— Begin —

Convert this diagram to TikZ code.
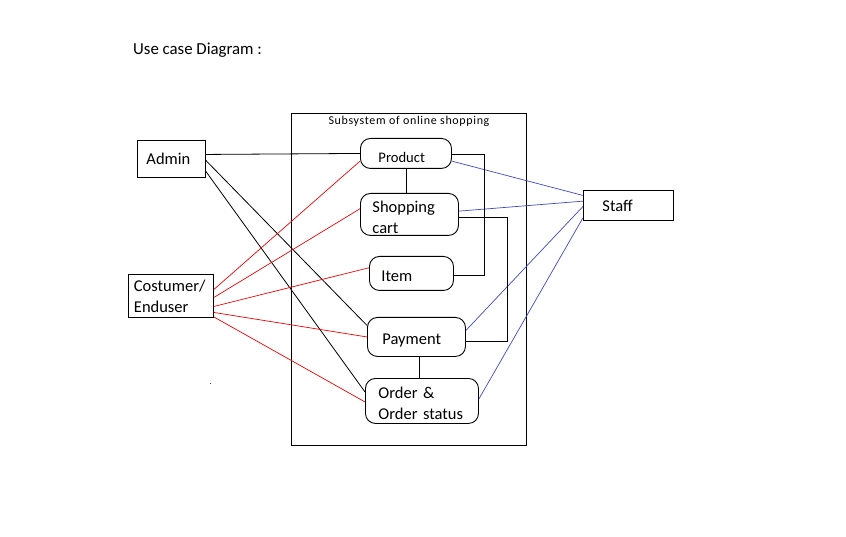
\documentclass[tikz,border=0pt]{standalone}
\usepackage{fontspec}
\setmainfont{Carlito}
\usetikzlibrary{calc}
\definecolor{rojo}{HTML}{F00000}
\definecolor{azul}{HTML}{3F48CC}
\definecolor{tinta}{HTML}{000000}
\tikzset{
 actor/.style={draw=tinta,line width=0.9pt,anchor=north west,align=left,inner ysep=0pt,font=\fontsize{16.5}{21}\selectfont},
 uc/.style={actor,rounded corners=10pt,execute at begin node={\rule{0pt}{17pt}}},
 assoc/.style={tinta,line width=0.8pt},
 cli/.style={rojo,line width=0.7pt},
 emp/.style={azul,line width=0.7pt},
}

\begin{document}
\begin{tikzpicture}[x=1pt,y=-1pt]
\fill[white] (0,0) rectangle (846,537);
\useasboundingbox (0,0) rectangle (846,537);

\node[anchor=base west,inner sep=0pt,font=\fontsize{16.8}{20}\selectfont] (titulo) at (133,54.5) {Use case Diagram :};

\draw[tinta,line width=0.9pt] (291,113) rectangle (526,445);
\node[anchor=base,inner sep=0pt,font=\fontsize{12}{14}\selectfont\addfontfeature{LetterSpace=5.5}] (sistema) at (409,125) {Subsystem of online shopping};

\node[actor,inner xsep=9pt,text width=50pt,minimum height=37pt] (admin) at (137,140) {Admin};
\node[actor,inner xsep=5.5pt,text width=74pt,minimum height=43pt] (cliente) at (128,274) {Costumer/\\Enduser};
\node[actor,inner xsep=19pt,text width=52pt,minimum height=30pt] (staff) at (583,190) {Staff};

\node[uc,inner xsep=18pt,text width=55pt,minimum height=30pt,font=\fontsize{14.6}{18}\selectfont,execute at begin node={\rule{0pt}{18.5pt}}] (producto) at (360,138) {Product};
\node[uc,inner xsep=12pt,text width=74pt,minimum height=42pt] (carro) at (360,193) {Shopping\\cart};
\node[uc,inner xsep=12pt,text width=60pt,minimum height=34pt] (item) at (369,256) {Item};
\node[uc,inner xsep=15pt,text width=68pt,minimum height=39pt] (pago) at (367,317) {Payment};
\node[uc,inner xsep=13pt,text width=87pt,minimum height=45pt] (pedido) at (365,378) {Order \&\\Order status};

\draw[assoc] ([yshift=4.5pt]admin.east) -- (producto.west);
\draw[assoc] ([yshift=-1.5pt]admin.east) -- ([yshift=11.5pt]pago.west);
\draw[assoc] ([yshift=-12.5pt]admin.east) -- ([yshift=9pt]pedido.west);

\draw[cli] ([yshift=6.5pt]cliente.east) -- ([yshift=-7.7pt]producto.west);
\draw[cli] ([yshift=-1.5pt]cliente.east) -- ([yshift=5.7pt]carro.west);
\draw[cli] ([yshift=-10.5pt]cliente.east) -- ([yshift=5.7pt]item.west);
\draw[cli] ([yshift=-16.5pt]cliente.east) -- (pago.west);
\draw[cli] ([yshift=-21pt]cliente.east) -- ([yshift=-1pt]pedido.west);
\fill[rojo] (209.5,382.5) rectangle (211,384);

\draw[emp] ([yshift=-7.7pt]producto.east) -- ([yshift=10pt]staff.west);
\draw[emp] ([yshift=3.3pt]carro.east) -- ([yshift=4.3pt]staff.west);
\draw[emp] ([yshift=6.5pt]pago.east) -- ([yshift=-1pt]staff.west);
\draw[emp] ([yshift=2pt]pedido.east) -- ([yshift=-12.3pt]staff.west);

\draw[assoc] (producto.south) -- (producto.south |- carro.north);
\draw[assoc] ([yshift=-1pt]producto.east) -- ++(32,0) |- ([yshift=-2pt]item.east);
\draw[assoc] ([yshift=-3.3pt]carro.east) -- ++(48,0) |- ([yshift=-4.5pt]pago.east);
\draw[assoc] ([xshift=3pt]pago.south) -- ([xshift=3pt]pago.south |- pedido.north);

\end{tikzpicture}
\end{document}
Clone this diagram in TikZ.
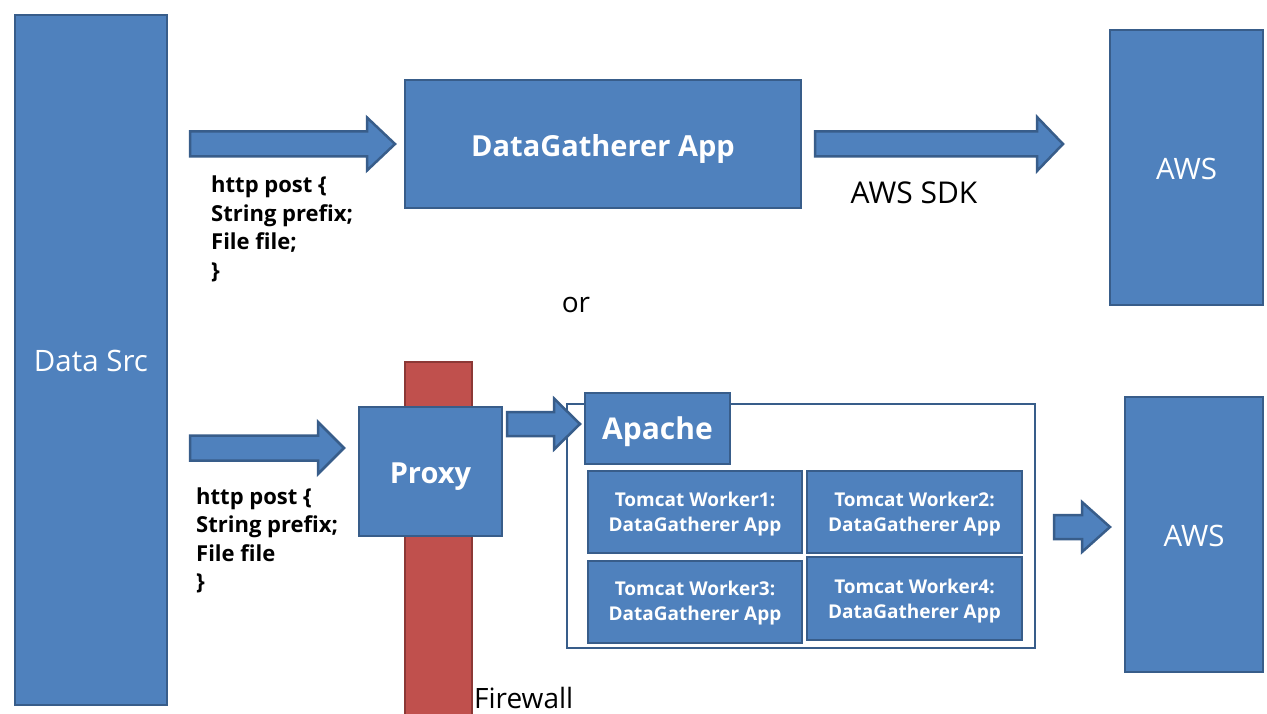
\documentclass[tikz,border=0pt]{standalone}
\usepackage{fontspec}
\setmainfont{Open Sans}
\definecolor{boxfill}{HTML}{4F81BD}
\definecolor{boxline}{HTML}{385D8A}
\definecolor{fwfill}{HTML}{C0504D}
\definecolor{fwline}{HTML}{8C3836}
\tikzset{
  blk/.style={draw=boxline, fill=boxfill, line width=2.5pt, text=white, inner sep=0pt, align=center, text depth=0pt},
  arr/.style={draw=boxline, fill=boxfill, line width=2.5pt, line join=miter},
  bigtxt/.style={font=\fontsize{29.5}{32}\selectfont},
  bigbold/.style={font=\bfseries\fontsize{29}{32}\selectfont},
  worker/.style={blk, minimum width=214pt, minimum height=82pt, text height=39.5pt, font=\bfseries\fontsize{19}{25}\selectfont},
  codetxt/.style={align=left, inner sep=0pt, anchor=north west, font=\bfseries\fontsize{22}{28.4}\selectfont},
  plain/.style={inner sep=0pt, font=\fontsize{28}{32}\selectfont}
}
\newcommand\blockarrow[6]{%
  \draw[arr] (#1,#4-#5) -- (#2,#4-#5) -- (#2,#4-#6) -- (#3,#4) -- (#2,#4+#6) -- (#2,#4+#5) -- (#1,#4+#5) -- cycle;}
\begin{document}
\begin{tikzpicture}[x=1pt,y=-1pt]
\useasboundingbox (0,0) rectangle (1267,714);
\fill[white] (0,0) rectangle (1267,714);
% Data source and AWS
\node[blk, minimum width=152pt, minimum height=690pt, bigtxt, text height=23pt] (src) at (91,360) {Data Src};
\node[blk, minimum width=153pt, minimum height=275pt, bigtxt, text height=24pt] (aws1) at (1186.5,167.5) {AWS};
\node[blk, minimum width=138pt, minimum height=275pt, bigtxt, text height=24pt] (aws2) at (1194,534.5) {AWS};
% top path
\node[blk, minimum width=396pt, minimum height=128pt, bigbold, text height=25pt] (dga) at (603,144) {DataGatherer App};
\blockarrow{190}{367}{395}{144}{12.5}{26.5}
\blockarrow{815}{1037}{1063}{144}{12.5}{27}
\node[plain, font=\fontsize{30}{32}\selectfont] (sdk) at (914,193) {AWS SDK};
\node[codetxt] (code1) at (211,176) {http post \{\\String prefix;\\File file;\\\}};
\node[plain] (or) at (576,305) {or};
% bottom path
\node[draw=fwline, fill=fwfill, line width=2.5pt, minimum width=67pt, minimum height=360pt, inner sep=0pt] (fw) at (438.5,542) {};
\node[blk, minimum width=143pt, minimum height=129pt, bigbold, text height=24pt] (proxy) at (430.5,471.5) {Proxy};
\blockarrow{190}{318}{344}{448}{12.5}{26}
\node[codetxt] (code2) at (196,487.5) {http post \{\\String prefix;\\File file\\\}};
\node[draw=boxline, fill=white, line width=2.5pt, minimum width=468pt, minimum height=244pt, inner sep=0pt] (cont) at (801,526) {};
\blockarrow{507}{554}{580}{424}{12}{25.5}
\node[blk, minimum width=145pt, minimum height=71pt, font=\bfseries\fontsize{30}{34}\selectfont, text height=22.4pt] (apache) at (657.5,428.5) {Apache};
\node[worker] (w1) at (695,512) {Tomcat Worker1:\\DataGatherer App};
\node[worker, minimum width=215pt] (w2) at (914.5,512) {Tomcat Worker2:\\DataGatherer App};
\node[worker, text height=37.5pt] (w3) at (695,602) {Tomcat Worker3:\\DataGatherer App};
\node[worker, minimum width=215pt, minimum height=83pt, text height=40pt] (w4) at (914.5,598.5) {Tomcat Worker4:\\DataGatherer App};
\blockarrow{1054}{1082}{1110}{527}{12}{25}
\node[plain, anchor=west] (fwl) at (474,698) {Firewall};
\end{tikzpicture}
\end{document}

— End —

Filter the records down to the lines that contain the string "this", and copy those lines.

Convert this diagram to TikZ code.
Clone this diagram in TikZ.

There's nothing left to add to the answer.